Unlike too many of her people, she overcame her circumstances. In fact all the adversities of her long life – and there were so many – spurred her to make something of herself, to show all those who had so badly failed and hurt her and also white supremacists for whom black people were forever damned.

God seemed to have gifted her a vast array of talents, as well as spirit, sensuality, audacity and extraordinary resilience. Raising her son gave her immeasurable joy and, I think, was her greatest fear. She was at various times, a cook, dancer and singer – even a prostitute when times were hard.

She was unshakeably committed to the civil rights movement, was close to Martin Luther King and white Americans who were part of the struggle in the Sixties and Seventies. By the time she reached middle age, Maya Angelou had won over people of all races in the US and elsewhere.

And she had loyalties beyond race. In fact she backed Hillary Clinton in the fight for the Democratic nomination and again provoked much criticism from her black brothers and sisters. When Obama won, she graciously transferred her support to him.

I interviewed her three times over eight years. The last time was in 1998. She had got very grand by then, loved fine food and whiskey and being driven around by chauffeurs. It was important to her to be seen as a somebody, always.

But when we talked, she was open, wise, caring and always, always mesmerising. We exchanged recipes – both of us loved cooking – and talked about how we were raising our sons and our hopes for them.
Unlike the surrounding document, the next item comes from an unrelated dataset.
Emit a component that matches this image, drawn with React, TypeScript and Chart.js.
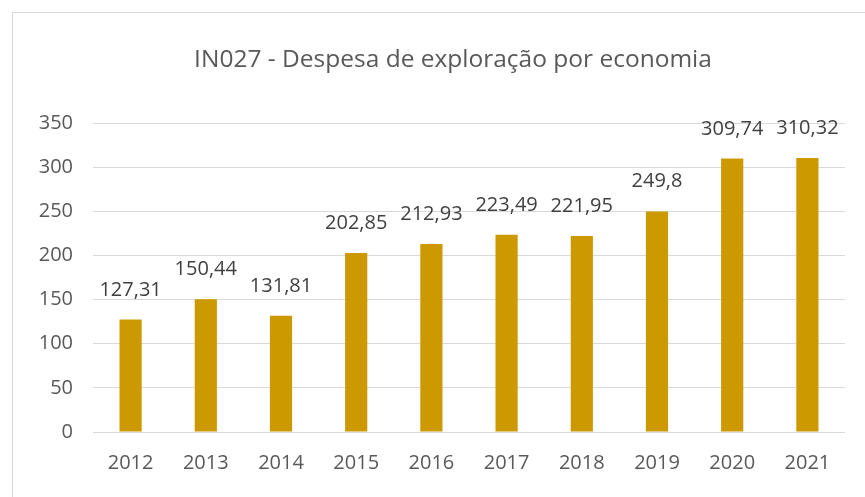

Very few writers can speak as beautifully and evocatively as Maya Angelou did. Our very first meeting was in 1989, just after my ex-husband had left me and I was feeling fragile and alone. I told her what had happened and she invited me to her birthday party in a lovely private venue in London. And there she recited one of her most popular poems, Still I Rise, looked at me and smiled. It was a poem celebrating the strength of women, who will not be beaten down.

And yes, she gave me strength and hope. As she did most women who read her. And men too.